*Work required*: Reproduce the material word for word; the images stay out.

*Given material*:
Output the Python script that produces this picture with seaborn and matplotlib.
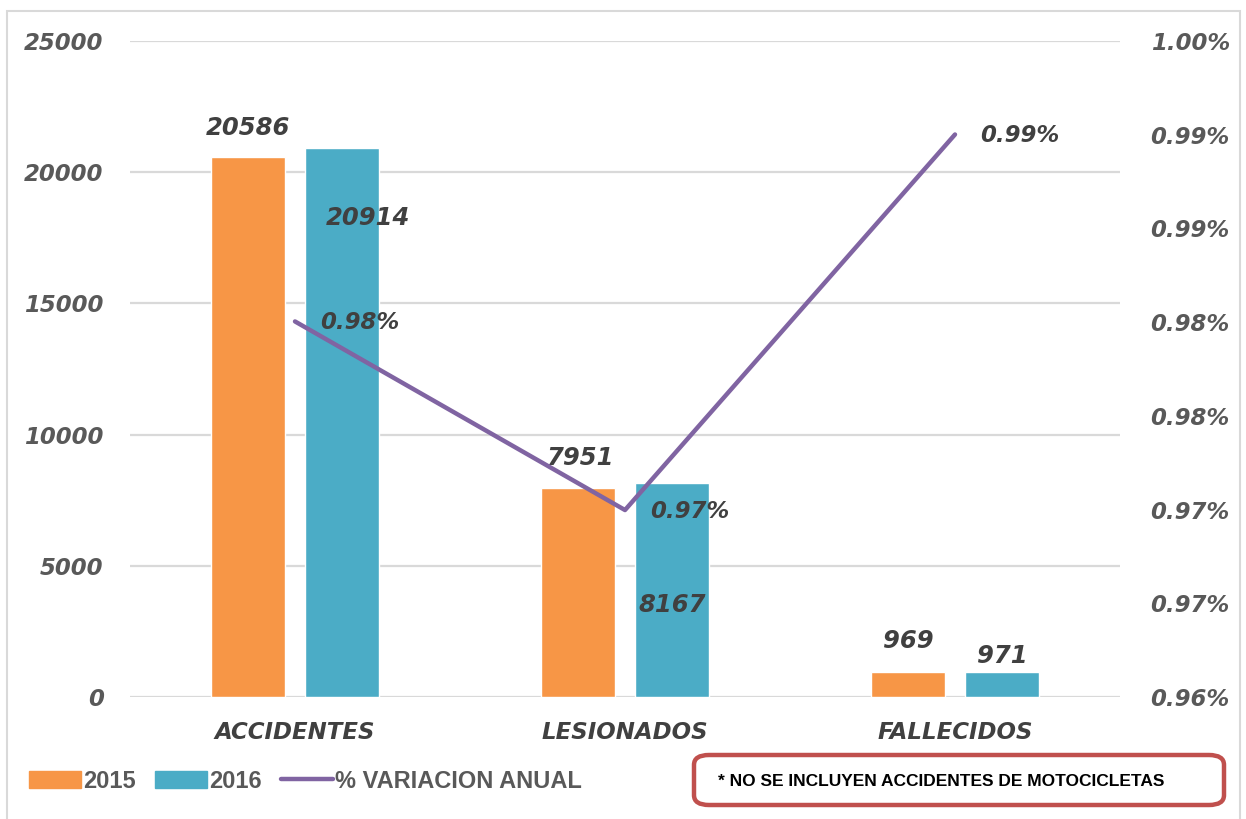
import numpy as np
import pandas as pd
import matplotlib
matplotlib.use("Agg")
import matplotlib.pyplot as plt
import matplotlib.patches as mpatches
from matplotlib.lines import Line2D
import seaborn as sns

# ── data ─────────────────────────────────────────────────────────────────────
categories = ["ACCIDENTES", "LESIONADOS", "FALLECIDOS"]
years = ["2015", "2016"]
values_2015 = [20586, 7951, 969]
values_2016 = [20914, 8167, 971]
variacion = [0.9829, 0.9714, 0.9943]          # % variación anual (eje derecho)
variacion_labels = ["0.98%", "0.97%", "0.99%"]
note_text = "* NO SE INCLUYEN ACCIDENTES DE MOTOCICLETAS"

# ── style ────────────────────────────────────────────────────────────────────
sns.set_theme(style="white")
plt.rcParams["font.family"] = ["DejaVu Sans"]

C_2015 = "#F79646"
C_2016 = "#4BACC6"
C_LINE = "#8064A2"
C_TEXT = "#404040"
C_TICK = "#595959"
C_GRID = "#D9D9D9"

df = pd.DataFrame({
    "categoria": categories * 2,
    "anio": [years[0]] * 3 + [years[1]] * 3,
    "valor": values_2015 + values_2016,
})

fig = plt.figure(figsize=(12.46, 8.19), dpi=100)
ax = fig.add_axes([130 / 1246, 1 - 697 / 819, 990 / 1246, 656 / 819])

sns.barplot(data=df, x="categoria", y="valor", hue="anio",
            palette=[C_2015, C_2016], saturation=1, width=0.57, gap=0.214,
            ax=ax, legend=False, zorder=3)

ax.set_xlim(-0.5, 2.5)
ax.set_ylim(0, 25000)
ax.set_yticks(np.arange(0, 25001, 5000))
ax.yaxis.grid(True, color=C_GRID, lw=1.6, zorder=0)
ax.set_axisbelow(True)
for s in ax.spines.values():
    s.set_visible(False)
ax.set_xlabel("")
ax.set_ylabel("")
ax.tick_params(axis="y", length=0, pad=19, labelsize=16.5, labelcolor=C_TICK)
ax.tick_params(axis="x", length=0, pad=17, labelsize=16.5, labelcolor=C_TEXT)
for t in ax.get_yticklabels():
    t.set_fontweight("bold"); t.set_fontstyle("italic")
for t in ax.get_xticklabels():
    t.set_fontweight("bold"); t.set_fontstyle("italic")

# bar value labels (offsets in points, mimicking the original placement)
lab_kw = dict(fontsize=17.5, fontweight="bold", fontstyle="italic", color=C_TEXT,
              ha="center", va="center")
offs_2015 = [(0, 21), (1, 22), (0, 22)]
offs_2016 = [(19, -50), (0, -88), (0, 11)]
for i in range(3):
    ax.annotate(str(values_2015[i]), (i - 0.1425, values_2015[i]),
                xytext=offs_2015[i], textcoords="offset points", **lab_kw)
    ax.annotate(str(values_2016[i]), (i + 0.1425, values_2016[i]),
                xytext=offs_2016[i], textcoords="offset points", **lab_kw)

# secondary axis: % variación
ax2 = ax.twinx()
sns.lineplot(x=np.arange(len(categories)), y=variacion, ax=ax2,
             color=C_LINE, lw=3.2, zorder=5)
ax2.set_ylim(0.96, 1.00)
ax2.set_yticks(np.linspace(0.96, 1.00, 8))
ax2.set_yticklabels([f"{v:.2f}%" for v in np.linspace(0.96, 1.00, 8)])
ax2.tick_params(axis="y", length=0, pad=22, labelsize=16.5, labelcolor=C_TICK)
for t in ax2.get_yticklabels():
    t.set_fontweight("bold"); t.set_fontstyle("italic")
for s in ax2.spines.values():
    s.set_visible(False)
ax2.grid(False)
ax2.set_ylabel("")
for i in range(3):
    ax2.annotate(variacion_labels[i], (i, variacion[i]), xytext=(18, -1),
                 textcoords="offset points", fontsize=16.5, fontweight="bold",
                 fontstyle="italic", color=C_TEXT, ha="left", va="center")

# outer chart border
fig.patches.append(mpatches.Rectangle((7 / 1246, -0.01), 1233 / 1246, 1 - 11 / 819 + 0.01,
                                      transform=fig.transFigure, fill=False,
                                      ec=C_GRID, lw=1.5))

# legend
handles = [mpatches.Patch(color=C_2015, label="2015"),
           mpatches.Patch(color=C_2016, label="2016"),
           Line2D([0], [0], color=C_LINE, lw=3.2, label="% VARIACION ANUAL")]
leg = fig.legend(handles=handles, loc="center left", ncol=3, frameon=False,
                 bbox_to_anchor=(8 / 1246, 1 - 781 / 819),
                 prop={"family": "Liberation Sans", "weight": "bold", "size": 17},
                 handlelength=2.2, handleheight=0.7, handletextpad=0.1,
                 columnspacing=0.8)
for t in leg.get_texts():
    t.set_color(C_TICK)

# note box
fig.patches.append(mpatches.FancyBboxPatch((694 / 1246, 1 - 805 / 819), 530 / 1246, 50 / 819,
                                           boxstyle="round,pad=0,rounding_size=0.012",
                                           transform=fig.transFigure, fc="white",
                                           ec="#C0504D", lw=3.2))
fig.text(718 / 1246, 1 - 781 / 819, note_text, ha="left", va="center",
         fontsize=12.5, fontweight="bold", color="black", family="Liberation Sans")

fig.savefig("out.png", dpi=100)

*Finished answer*:
Output the Python script that produces this picture with seaborn and matplotlib.
import numpy as np
import pandas as pd
import matplotlib
matplotlib.use("Agg")
import matplotlib.pyplot as plt
import matplotlib.patches as mpatches
from matplotlib.lines import Line2D
import seaborn as sns

# ── data ─────────────────────────────────────────────────────────────────────
categories = ["ACCIDENTES", "LESIONADOS", "FALLECIDOS"]
years = ["2015", "2016"]
values_2015 = [20586, 7951, 969]
values_2016 = [20914, 8167, 971]
variacion = [0.9829, 0.9714, 0.9943]          # % variación anual (eje derecho)
variacion_labels = ["0.98%", "0.97%", "0.99%"]
note_text = "* NO SE INCLUYEN ACCIDENTES DE MOTOCICLETAS"

# ── style ────────────────────────────────────────────────────────────────────
sns.set_theme(style="white")
plt.rcParams["font.family"] = ["DejaVu Sans"]

C_2015 = "#F79646"
C_2016 = "#4BACC6"
C_LINE = "#8064A2"
C_TEXT = "#404040"
C_TICK = "#595959"
C_GRID = "#D9D9D9"

df = pd.DataFrame({
    "categoria": categories * 2,
    "anio": [years[0]] * 3 + [years[1]] * 3,
    "valor": values_2015 + values_2016,
})

fig = plt.figure(figsize=(12.46, 8.19), dpi=100)
ax = fig.add_axes([130 / 1246, 1 - 697 / 819, 990 / 1246, 656 / 819])

sns.barplot(data=df, x="categoria", y="valor", hue="anio",
            palette=[C_2015, C_2016], saturation=1, width=0.57, gap=0.214,
            ax=ax, legend=False, zorder=3)

ax.set_xlim(-0.5, 2.5)
ax.set_ylim(0, 25000)
ax.set_yticks(np.arange(0, 25001, 5000))
ax.yaxis.grid(True, color=C_GRID, lw=1.6, zorder=0)
ax.set_axisbelow(True)
for s in ax.spines.values():
    s.set_visible(False)
ax.set_xlabel("")
ax.set_ylabel("")
ax.tick_params(axis="y", length=0, pad=19, labelsize=16.5, labelcolor=C_TICK)
ax.tick_params(axis="x", length=0, pad=17, labelsize=16.5, labelcolor=C_TEXT)
for t in ax.get_yticklabels():
    t.set_fontweight("bold"); t.set_fontstyle("italic")
for t in ax.get_xticklabels():
    t.set_fontweight("bold"); t.set_fontstyle("italic")

# bar value labels (offsets in points, mimicking the original placement)
lab_kw = dict(fontsize=17.5, fontweight="bold", fontstyle="italic", color=C_TEXT,
              ha="center", va="center")
offs_2015 = [(0, 21), (1, 22), (0, 22)]
offs_2016 = [(19, -50), (0, -88), (0, 11)]
for i in range(3):
    ax.annotate(str(values_2015[i]), (i - 0.1425, values_2015[i]),
                xytext=offs_2015[i], textcoords="offset points", **lab_kw)
    ax.annotate(str(values_2016[i]), (i + 0.1425, values_2016[i]),
                xytext=offs_2016[i], textcoords="offset points", **lab_kw)

# secondary axis: % variación
ax2 = ax.twinx()
sns.lineplot(x=np.arange(len(categories)), y=variacion, ax=ax2,
             color=C_LINE, lw=3.2, zorder=5)
ax2.set_ylim(0.96, 1.00)
ax2.set_yticks(np.linspace(0.96, 1.00, 8))
ax2.set_yticklabels([f"{v:.2f}%" for v in np.linspace(0.96, 1.00, 8)])
ax2.tick_params(axis="y", length=0, pad=22, labelsize=16.5, labelcolor=C_TICK)
for t in ax2.get_yticklabels():
    t.set_fontweight("bold"); t.set_fontstyle("italic")
for s in ax2.spines.values():
    s.set_visible(False)
ax2.grid(False)
ax2.set_ylabel("")
for i in range(3):
    ax2.annotate(variacion_labels[i], (i, variacion[i]), xytext=(18, -1),
                 textcoords="offset points", fontsize=16.5, fontweight="bold",
                 fontstyle="italic", color=C_TEXT, ha="left", va="center")

# outer chart border
fig.patches.append(mpatches.Rectangle((7 / 1246, -0.01), 1233 / 1246, 1 - 11 / 819 + 0.01,
                                      transform=fig.transFigure, fill=False,
                                      ec=C_GRID, lw=1.5))

# legend
handles = [mpatches.Patch(color=C_2015, label="2015"),
           mpatches.Patch(color=C_2016, label="2016"),
           Line2D([0], [0], color=C_LINE, lw=3.2, label="% VARIACION ANUAL")]
leg = fig.legend(handles=handles, loc="center left", ncol=3, frameon=False,
                 bbox_to_anchor=(8 / 1246, 1 - 781 / 819),
                 prop={"family": "Liberation Sans", "weight": "bold", "size": 17},
                 handlelength=2.2, handleheight=0.7, handletextpad=0.1,
                 columnspacing=0.8)
for t in leg.get_texts():
    t.set_color(C_TICK)

# note box
fig.patches.append(mpatches.FancyBboxPatch((694 / 1246, 1 - 805 / 819), 530 / 1246, 50 / 819,
                                           boxstyle="round,pad=0,rounding_size=0.012",
                                           transform=fig.transFigure, fc="white",
                                           ec="#C0504D", lw=3.2))
fig.text(718 / 1246, 1 - 781 / 819, note_text, ha="left", va="center",
         fontsize=12.5, fontweight="bold", color="black", family="Liberation Sans")

fig.savefig("out.png", dpi=100)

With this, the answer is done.